Curriculum Learning for Language Modeling
Authors: Campos
Venue: Arxiv
PDF: https://arxiv.org/pdf/2108.02170.pdf
Idea
Wide variety of curriculum learning (CL) experiments language modeling show no compelling evidence
that curriculum learning (CL) improves language modeling results.
Background
- Curriculum learning (CL) has been shown to help models train faster and produce better results in
neural machine translation
Results
- Train ELMo with a variety of curricula on wikitext-2 and wikitext-103
then evaluate on GLUE
- Use Platanios et al.’s competence based curriculum (CBC): for each sequence of words, sort by difficulty
using a heuristic like sentence length or unigram rarity.

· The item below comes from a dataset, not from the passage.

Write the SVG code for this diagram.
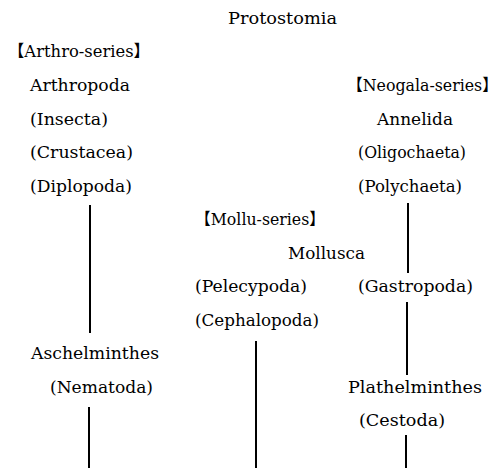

Model is given an initial competence scalar
and can be trained using data with difficulty below its competence level
- Test 2 baselines: no curriculum, random difficulty
- Test 6 heuristics: sample length, unigram/bigram/trigram entropy, parse tree depth, parts of speech diversity
Notes
-
Not a great paper. One master’s student, lots of typos, experiments incomplete and poorly plotted
-
LOL: “Seeking to represent natural language, researchers have found language models (LM) with Sesame Street-inspired
names [1] [2] [3] to be incredibly effective methods of producing language representations (LR).”